In classic literature, authors would take paragraphs, even chapters to introduce you to the main character and often give a complete family background and history. They’d tell you everything they could. And, readers would dutifully hang in there and read it all. Why? Because there weren’t a million other things vying for their attention. In the 19th Century, there weren’t TVs, Smartphones, Computers, or Social Media. No, folks who could read sat and read by candlelight through the long dark winters. They memorized passages. They talked with others about the books they’d read. And, because most had few books, they re-read everything many times.
Things are different today. Readers (and everyone else) has been influenced by TV, Movies, and Media in all forms. We have shorter attention spans. We want to be caught up and immersed before we have time to think about anything else.
Writers need to be aware of this, conscious of the desires and needs of readers. There’s plenty of time in a novel-length work to share the issues that got the main character into the chase scene or the murder or the moment of change that is setting off the story into motion. Readers expect to be immersed into the story from the very first paragraph.
In writer terms, this is called: in medias res … narrative that beings in the middle of the plot, in the middle of the action.

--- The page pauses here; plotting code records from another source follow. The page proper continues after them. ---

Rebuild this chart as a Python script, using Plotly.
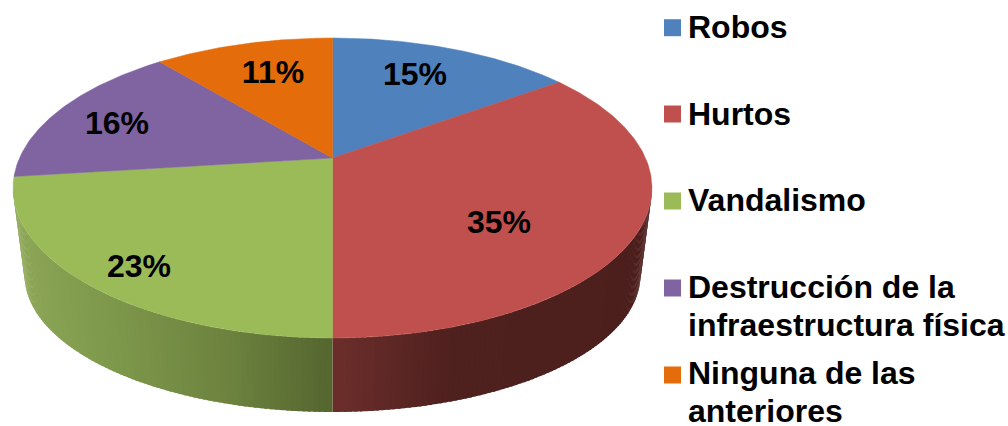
import math
import plotly.graph_objects as go

categories = ["Robos", "Hurtos", "Vandalismo", "Destrucción de la infraestructura física", "Ninguna de las anteriores"]
values = [15, 35, 23, 16, 11]
colors = ["#4F81BD", "#C0504D", "#9BBB59", "#8064A2", "#E46C0A"]

# legend layout (pixel axes)
legend_lines = [["Robos"], ["Hurtos"], ["Vandalismo"], ["Destrucción de la", "infraestructura física"], ["Ninguna de las", "anteriores"]]
legend_marker_y = [27.7, 114, 201, 288, 375]
legend_text_y = [[30], [116.5], [203], [290, 328], [376, 414]]
legend_marker_x = 672.5
legend_text_x = 688
label_xy = [(415, 77), (499, 225), (139, 269), (117, 126), (273, 75)]

# 3-D pie projection
CX, APEX_Y, RIM_CY, C, A, B = 332.5, 158.0, 188.0, 313.0, 144.0, 0.2
BOT_CY, BOT_SX, BOT_SY = 275.0, 308.0 / 319.5, 137.0 / 150.0
WALL_MIN, WALL_MAX = 101.5, 258.5
FONT = "Liberation Sans, Arial, sans-serif"


def rim(theta):
    t = math.radians(theta)
    x, y = math.sin(t), math.cos(t)
    d = 1 + B * y
    return CX + C * x / d, APEX_Y - A * y / d


def foot(theta):
    px, py = rim(theta)
    return CX + (px - CX) * BOT_SX, BOT_CY + (py - RIM_CY) * BOT_SY


def lerp_color(stops, x):
    if x <= stops[0][0]:
        return "rgb(%d,%d,%d)" % stops[0][1]
    for (x0, c0), (x1, c1) in zip(stops, stops[1:]):
        if x <= x1:
            f = (x - x0) / (x1 - x0)
            return "rgb(%d,%d,%d)" % tuple(round(a + (b - a) * f) for a, b in zip(c0, c1))
    return "rgb(%d,%d,%d)" % stops[-1][1]


wall_stops = {
    1: [(332, (108, 46, 43)), (455, (78, 32, 30)), (660, (76, 31, 29))],
    2: [(13, (141, 167, 87)), (120, (124, 150, 74)), (230, (108, 130, 62)), (332, (85, 102, 47))],
}

fig = go.Figure()

# walls
bounds = [0.0]
for v in values:
    bounds.append(bounds[-1] + v / sum(values) * 360.0)
for i in range(len(values)):
    lo, hi = max(bounds[i], WALL_MIN), min(bounds[i + 1], WALL_MAX)
    if hi <= lo or i not in wall_stops:
        continue
    n = max(2, int((hi - lo) * 1.2))
    # paint from the far end of each wall toward x=332 with overlapping strips
    order = range(n) if i == 1 else range(n - 1, -1, -1)
    for k in order:
        t0 = lo + (hi - lo) * k / n
        t1 = min(hi, lo + (hi - lo) * (k + 1.5) / n) if i == 2 else lo + (hi - lo) * (k + 1) / n
        if i == 1:
            t0 = max(lo, lo + (hi - lo) * (k - 0.5) / n)
        p0, p1, q1, q0 = rim(t0), rim(t1), foot(t1), foot(t0)
        col = lerp_color(wall_stops[i], (p0[0] + p1[0]) / 2)
        fig.add_trace(go.Scatter(
            x=[p0[0], p1[0], q1[0], q0[0], p0[0]],
            y=[p0[1], p1[1], q1[1], q0[1], p0[1]],
            mode="lines", fill="toself", fillcolor=col,
            line=dict(color=col, width=0), hoverinfo="skip", showlegend=False))

# top faces
for i, name in enumerate(categories):
    n = max(8, int((bounds[i + 1] - bounds[i]) * 2))
    pts = [rim(bounds[i] + (bounds[i + 1] - bounds[i]) * k / n) for k in range(n + 1)]
    xs = [CX] + [p[0] for p in pts] + [CX]
    ys = [APEX_Y] + [p[1] for p in pts] + [APEX_Y]
    fig.add_trace(go.Scatter(x=xs, y=ys, mode="lines", fill="toself", fillcolor=colors[i],
                             line=dict(color=colors[i], width=0.5), name=name, hoverinfo="name", showlegend=False))

# data labels
fig.add_trace(go.Scatter(x=[p[0] for p in label_xy], y=[p[1] for p in label_xy], mode="text",
                         text=[f"{v}%" for v in values], textposition="middle center",
                         textfont=dict(family=FONT, size=32, color="#000000", weight="bold"),
                         hoverinfo="skip", showlegend=False))

# legend
fig.add_trace(go.Scatter(x=[legend_marker_x] * len(categories), y=legend_marker_y, mode="markers",
                         marker=dict(symbol="square", size=17, color=colors, line=dict(width=0)),
                         hoverinfo="skip", showlegend=False))
tx, ty, tt = [], [], []
for lines, ys in zip(legend_lines, legend_text_y):
    for line, y in zip(lines, ys):
        tx.append(legend_text_x)
        ty.append(y)
        tt.append(line)
fig.add_trace(go.Scatter(x=tx, y=ty, mode="text", text=tt, textposition="middle right",
                         textfont=dict(family=FONT, size=32, color="#000000", weight="bold"),
                         hoverinfo="skip", showlegend=False, cliponaxis=False))

fig.update_layout(
    width=1008, height=426, margin=dict(l=0, r=0, t=0, b=0),
    paper_bgcolor="white", plot_bgcolor="white", showlegend=False,
    font=dict(family=FONT),
    xaxis=dict(range=[0, 1008], visible=False, fixedrange=True),
    yaxis=dict(range=[426, 0], visible=False, fixedrange=True),
)
fig.write_html("out.html", config={"displayModeBar": False, "responsive": False},
               post_script="document.body.style.margin='0';document.documentElement.style.overflow='hidden';")
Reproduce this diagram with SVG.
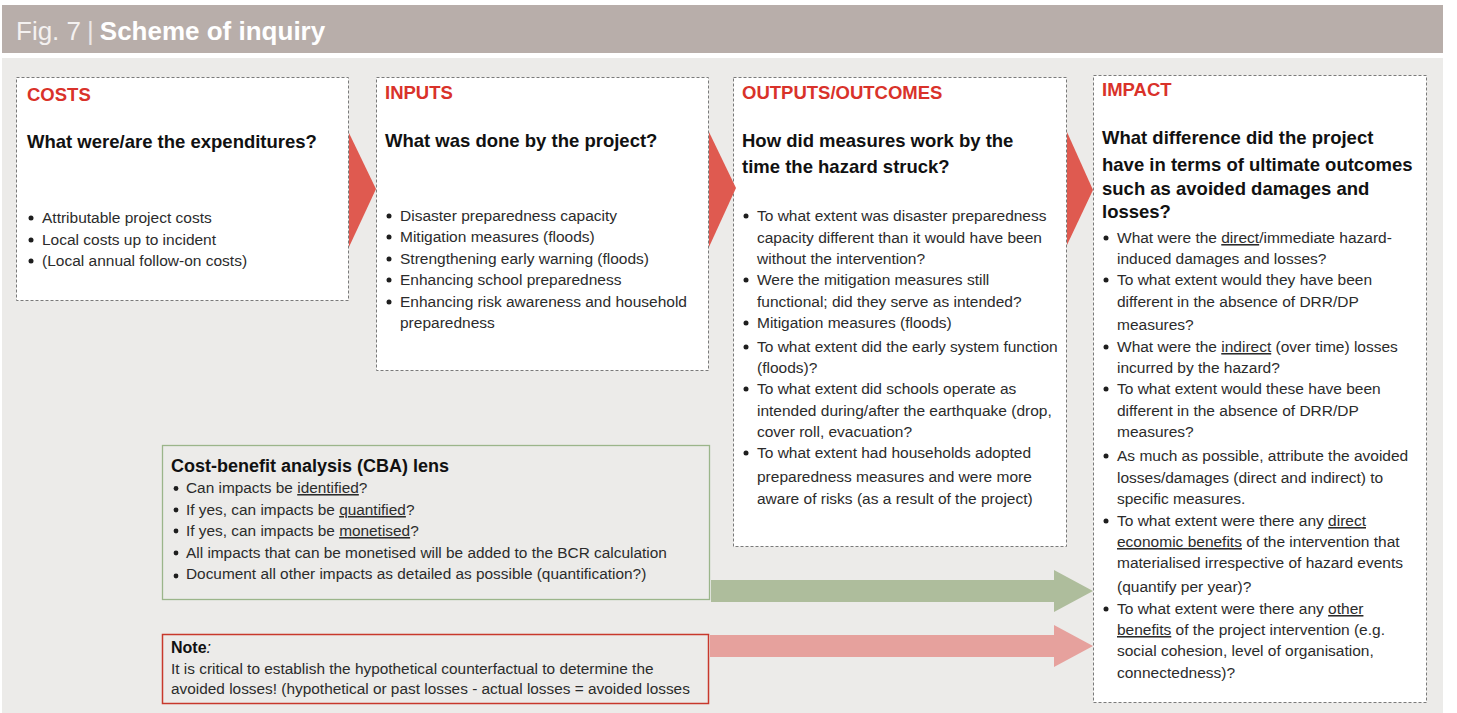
<svg xmlns="http://www.w3.org/2000/svg" width="1457" height="713" viewBox="0 0 1457 713">
<style>
text{font-family:"Liberation Sans",Arial,Helvetica,sans-serif}
.lbl{font-size:18.5px;font-weight:bold;fill:#d9322a}
.hd{font-size:18.5px;font-weight:bold;fill:#111}
.tx{font-size:15.5px;fill:#2b2b2b}
.sm{font-size:15.4px;fill:#2b2b2b}
.box{fill:#fff;stroke:#7a7a7a;stroke-width:1;stroke-dasharray:3 2}
.tri{fill:#df5a50}
.u{text-decoration:underline}
.b{fill:#1e1e1e}
</style>
<rect x="0" y="0" width="1457" height="713" fill="#fff"/>
<g id="title">
<rect x="2" y="5" width="1441" height="48" fill="#b8aeaa"/>
<text x="16" y="40" font-size="26" fill="#f4f1f0"><tspan font-weight="300">Fig. 7</tspan><tspan dx="6" fill="#ece7e5">|</tspan><tspan dx="6" font-weight="bold" fill="#fff">Scheme of inquiry</tspan></text>
</g>
<rect id="panel" x="2" y="58" width="1441" height="655" fill="#ecebe9"/>
<g id="costs">
<rect class="box" x="16.5" y="77.5" width="332" height="223"/>
<text class="lbl" x="27" y="101">COSTS</text>
<text class="hd" x="27" y="148">What were/are the expenditures?</text>
<circle class="b" cx="31" cy="218" r="2.5"/><text class="tx" x="42" y="223">Attributable project costs</text>
<circle class="b" cx="31" cy="240" r="2.5"/><text class="tx" x="42" y="245">Local costs up to incident</text>
<circle class="b" cx="31" cy="261" r="2.5"/><text class="tx" x="42" y="266">(Local annual follow-on costs)</text>
</g>
<g id="inputs">
<rect class="box" x="376.5" y="77.5" width="332" height="293"/>
<text class="lbl" x="385" y="99">INPUTS</text>
<text class="hd" x="385" y="147">What was done by the project?</text>
<circle class="b" cx="389" cy="216" r="2.5"/><text class="tx" x="400" y="221">Disaster preparedness capacity</text>
<circle class="b" cx="389" cy="237" r="2.5"/><text class="tx" x="400" y="242">Mitigation measures (floods)</text>
<circle class="b" cx="389" cy="259" r="2.5"/><text class="tx" x="400" y="264">Strengthening early warning (floods)</text>
<circle class="b" cx="389" cy="280" r="2.5"/><text class="tx" x="400" y="285">Enhancing school preparedness</text>
<circle class="b" cx="389" cy="302" r="2.5"/><text class="tx" x="400" y="307">Enhancing risk awareness and household</text>
<text class="tx" x="400" y="328">preparedness</text>
</g>
<g id="outputs">
<rect class="box" x="733.5" y="77.5" width="333" height="469"/>
<text class="lbl" x="742" y="99">OUTPUTS/OUTCOMES</text>
<text class="hd" x="742" y="147">How did measures work by the</text>
<text class="hd" x="742" y="173">time the hazard struck?</text>
<circle class="b" cx="746" cy="216" r="2.5"/><text class="tx" x="757" y="221">To what extent was disaster preparedness</text>
<text class="tx" x="757" y="243">capacity different than it would have been</text>
<text class="tx" x="757" y="264">without the intervention?</text>
<circle class="b" cx="746" cy="280" r="2.5"/><text class="tx" x="757" y="285">Were the mitigation measures still</text>
<text class="tx" x="757" y="307">functional; did they serve as intended?</text>
<circle class="b" cx="746" cy="323" r="2.5"/><text class="tx" x="757" y="328">Mitigation measures (floods)</text>
<circle class="b" cx="746" cy="347" r="2.5"/><text class="tx" x="757" y="352">To what extent did the early system function</text>
<text class="tx" x="757" y="373">(floods)?</text>
<circle class="b" cx="746" cy="389" r="2.5"/><text class="tx" x="757" y="394">To what extent did schools operate as</text>
<text class="tx" x="757" y="416">intended during/after the earthquake (drop,</text>
<text class="tx" x="757" y="437">cover roll, evacuation?</text>
<circle class="b" cx="746" cy="453" r="2.5"/><text class="tx" x="757" y="458">To what extent had households adopted</text>
<text class="tx" x="757" y="482">preparedness measures and were more</text>
<text class="tx" x="757" y="504">aware of risks (as a result of the project)</text>
</g>
<g id="impact">
<rect class="box" x="1093.5" y="75.5" width="333" height="627"/>
<text class="lbl" x="1102" y="96">IMPACT</text>
<text class="hd" x="1102" y="144">What difference did the project</text>
<text class="hd" x="1102" y="171">have in terms of ultimate outcomes</text>
<text class="hd" x="1102" y="195">such as avoided damages and</text>
<text class="hd" x="1102" y="218">losses?</text>
<circle class="b" cx="1106" cy="238" r="2.5"/><text class="tx" x="1117" y="243">What were the <tspan class="u">direct</tspan>/immediate hazard-</text>
<text class="tx" x="1117" y="264">induced damages and losses?</text>
<circle class="b" cx="1106" cy="280" r="2.5"/><text class="tx" x="1117" y="285">To what extent would they have been</text>
<text class="tx" x="1117" y="307">different in the absence of DRR/DP</text>
<text class="tx" x="1117" y="330">measures?</text>
<circle class="b" cx="1106" cy="347" r="2.5"/><text class="tx" x="1117" y="352">What were the <tspan class="u">indirect</tspan> (over time) losses</text>
<text class="tx" x="1117" y="373">incurred by the hazard?</text>
<circle class="b" cx="1106" cy="389" r="2.5"/><text class="tx" x="1117" y="394">To what extent would these have been</text>
<text class="tx" x="1117" y="416">different in the absence of DRR/DP</text>
<text class="tx" x="1117" y="437">measures?</text>
<circle class="b" cx="1106" cy="456" r="2.5"/><text class="tx" x="1117" y="461">As much as possible, attribute the avoided</text>
<text class="tx" x="1117" y="483">losses/damages (direct and indirect) to</text>
<text class="tx" x="1117" y="504">specific measures.</text>
<circle class="b" cx="1106" cy="521" r="2.5"/><text class="tx" x="1117" y="526">To what extent were there any <tspan class="u">direct</tspan></text>
<text class="tx" x="1117" y="547"><tspan class="u">economic benefits</tspan> of the intervention that</text>
<text class="tx" x="1117" y="568">materialised irrespective of hazard events</text>
<text class="tx" x="1117" y="592">(quantify per year)?</text>
<circle class="b" cx="1106" cy="609" r="2.5"/><text class="tx" x="1117" y="614">To what extent were there any <tspan class="u">other</tspan></text>
<text class="tx" x="1117" y="635"><tspan class="u">benefits</tspan> of the project intervention (e.g.</text>
<text class="tx" x="1117" y="656">social cohesion, level of organisation,</text>
<text class="tx" x="1117" y="678">connectedness)?</text>
</g>
<g id="cba">
<rect x="162.5" y="445.5" width="547" height="154" fill="#ecebe9" stroke="#9bb58a" stroke-width="1.3"/>
<text x="171" y="472" font-size="18" font-weight="bold" fill="#111">Cost-benefit analysis (CBA) lens</text>
<circle class="b" cx="176" cy="488.5" r="2.4"/><text class="sm" x="186" y="493">Can impacts be <tspan class="u">identified</tspan>?</text>
<circle class="b" cx="176" cy="510" r="2.4"/><text class="sm" x="186" y="515">If yes, can impacts be <tspan class="u">quantified</tspan>?</text>
<circle class="b" cx="176" cy="531" r="2.4"/><text class="sm" x="186" y="536">If yes, can impacts be <tspan class="u">monetised</tspan>?</text>
<circle class="b" cx="176" cy="553" r="2.4"/><text class="sm" x="186" y="558">All impacts that can be monetised will be added to the BCR calculation</text>
<circle class="b" cx="176" cy="576" r="2.4"/><text class="sm" x="186" y="579">Document all other impacts as detailed as possible (quantification?)</text>
</g>
<g id="note">
<rect x="162.5" y="634.5" width="546" height="69" fill="#ecebe9" stroke="#c8382c" stroke-width="1.5"/>
<text x="171" y="653" font-size="16" fill="#111"><tspan font-weight="bold">Note</tspan><tspan font-style="italic">:</tspan></text>
<text class="sm" x="171" y="674">It is critical to establish the hypothetical counterfactual to determine the</text>
<text class="sm" x="171" y="694">avoided losses! (hypothetical or past losses - actual losses = avoided losses</text>
</g>
<g id="connectors">
<polygon class="tri" points="349,133 376,189 349,247"/>
<polygon class="tri" points="709,132 736,188 709,247"/>
<polygon class="tri" points="1067,132 1093,190 1067,245"/>
<polygon fill="#aebd9c" points="711,580 1054,580 1054,570 1093,591 1054,612 1054,602 711,602"/>
<polygon fill="#e6a19d" points="710,635 1054,635 1054,625 1093,646 1054,667 1054,657 710,657"/>
</g>
</svg>
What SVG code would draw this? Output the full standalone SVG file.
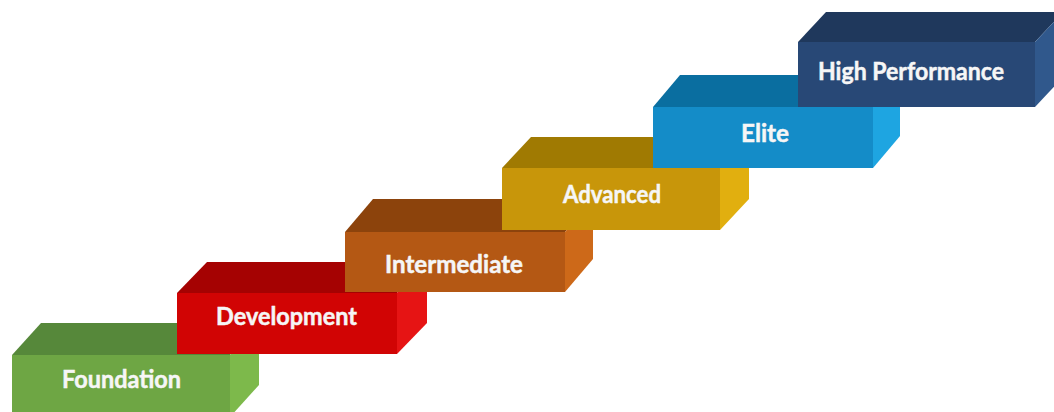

By all means, write out the family history and the background of your main character and all the other characters, too. But, in the second or third draft, find a spot where your story kicks into high gear, the moment that changes the protagonists direction in life, the moment just before or as they leap off a cliff. That’s the place to begin and capture your reader. Once captured, feel free to tell the reader all about your main character and their parental relationships…say in chapter six.